Bil’s rating (out of 5): BBBB.5.
USA, 1939. Paramount Pictures. Screenplay by Charles Brackett, Billy Wilder, based on a story by Edwin Justus Mayer, Franz Schulz. Cinematography by Charles Lang. Produced by Arthur Hornblow Jr.. Music by Friedrich Hollaender. Production Design by Hans Dreier, Robert Usher. Costume Design by Irene. Film Editing by Doane Harrison.

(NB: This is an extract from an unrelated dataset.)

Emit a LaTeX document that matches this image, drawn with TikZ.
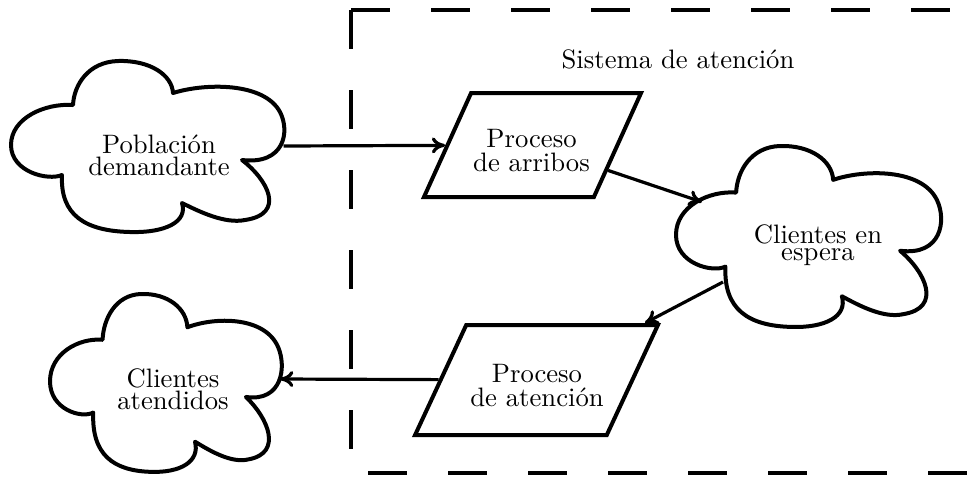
\documentclass[tikz,border=0pt]{standalone}
\usepackage{fontspec}
\usetikzlibrary{shapes.geometric, arrows.meta}
\begin{document}
\begin{tikzpicture}[x=0.375pt, y=-0.375pt,
  cloudline/.style={line width=1.5pt, line join=round},
  conn/.style={line width=1.2pt, -{To[length=5pt,width=6pt]}},
  bound/.style={line width=1.2pt, dash pattern=on 14.6pt off 15.4pt},
  para/.style={draw, line width=1.5pt, shape=trapezium, trapezium stretches=true, inner sep=2pt},
  lbl/.style={align=center, font={\baselineskip=0pt\lineskip=#1\relax}, inner sep=0pt},
  lbl/.default=1pt,
]
\useasboundingbox (0,0) rectangle (972,477);

% system boundary
\coordinate (bTL) at (351,10);
\coordinate (bTR) at (980,10);
\coordinate (bBL) at (351,473);
\coordinate (bBR) at (980,473);
\draw[bound] (bTL) -- (bTR);
\draw[bound] (bTL) -- (bBL) -- (bBR);

% cloud outline (in the pixel frame of the first cloud)
\def\cloudpath{(62,175) .. controls (48,181) and (11,172) .. (11,145)
  .. controls (11,118) and (45,103) .. (73,105)
  .. controls (74,85) and (88,62) .. (118,61)
  .. controls (150,60) and (172,75) .. (173,93)
  .. controls (205,83) and (264,82) .. (280,112)
  .. controls (290,131) and (285,165) .. (242,160)
  .. controls (268,180) and (286,214) .. (245,220)
  .. controls (225,224) and (200,212) .. (182,203)
  .. controls (188,222) and (165,233) .. (130,232)
  .. controls (85,231) and (60,215) .. cycle}

\draw[cloudline] \cloudpath;
\begin{scope}[shift={(676,146)}, xscale=0.97, yscale=1.058, shift={(-11,-61)}]
  \draw[cloudline] \cloudpath;
\end{scope}
\begin{scope}[shift={(50,294)}, xscale=0.848, yscale=1.04, shift={(-11,-61)}]
  \draw[cloudline] \cloudpath;
\end{scope}

% cloud texts
\node[lbl] (pd) at (159,155.5) {Población\\demandante};
\node[lbl=1.7pt] (ce) at (818,245.3) {Clientes en\\espera};
\node[lbl] (ca) at (173,389.3) {Clientes\\atendidos};
\node[lbl] (sys) at (678,59) {Sistema de atención};

% points where connectors meet the clouds
\coordinate (pdE) at (283.5,146);
\coordinate (ceW) at (702,202);
\coordinate (ceS) at (723,282);
\coordinate (caE) at (280,379);

% parallelograms
\node[para, trapezium left angle=69, trapezium right angle=111,
      minimum width=81.4pt, minimum height=39pt] (p1) at (532.5,145) {};
\node[para, trapezium left angle=70, trapezium right angle=110,
      minimum width=91.1pt, minimum height=41.25pt] (p2) at (536.5,380) {};
\node[lbl=1.7pt] (p1t) at (531.5,150.4) {Proceso\\de arribos};
\node[lbl=1.7pt] (p2t) at (537,385.4) {Proceso\\de atención};

% connectors
\draw[conn] (pdE) -- (p1);
\draw[conn] (p1) -- (ceW);
\draw[conn] (ceS) -- (p2);
\draw[conn] (p2) -- (caE);
\end{tikzpicture}
\end{document}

There’s a reason why they call it the silver screen: the images here literally glisten as Claudette Colbert arrives in Paris in the middle of the night, finely dressed but lacking a dime to her name. She befriends a cab driver (Don Ameche) with whom she has an immediate attachment, but then gives him the slip and finds herself in the company of aristocrats to whom she presents herself as a baroness. John Barrymore plays an incredibly wealthy member of the leisure set who hires her to woo a rich playboy away from his own philandering wife (Mary Astor). Colbert sees it as a great opportunity to marry into a fortune, but her plans become complicated when Ameche shows up again pretending to be her “baron” husband. Lots of Depression-era politics about the moral superiority of the working class, but lots of laughs too in the dazzling screenplay co-written by Billy Wilder. Mitchell Leisen’s direction is perfectly effortless, moving seamlessly from situation to situation without breaking a bead of sweat, backed up by bubbly performances, beautiful sets and costumes and a palpable sexy chemistry between the leads. It’s one of the prime examples of thirties filmmaking, and one of Colbert’s greatest performances.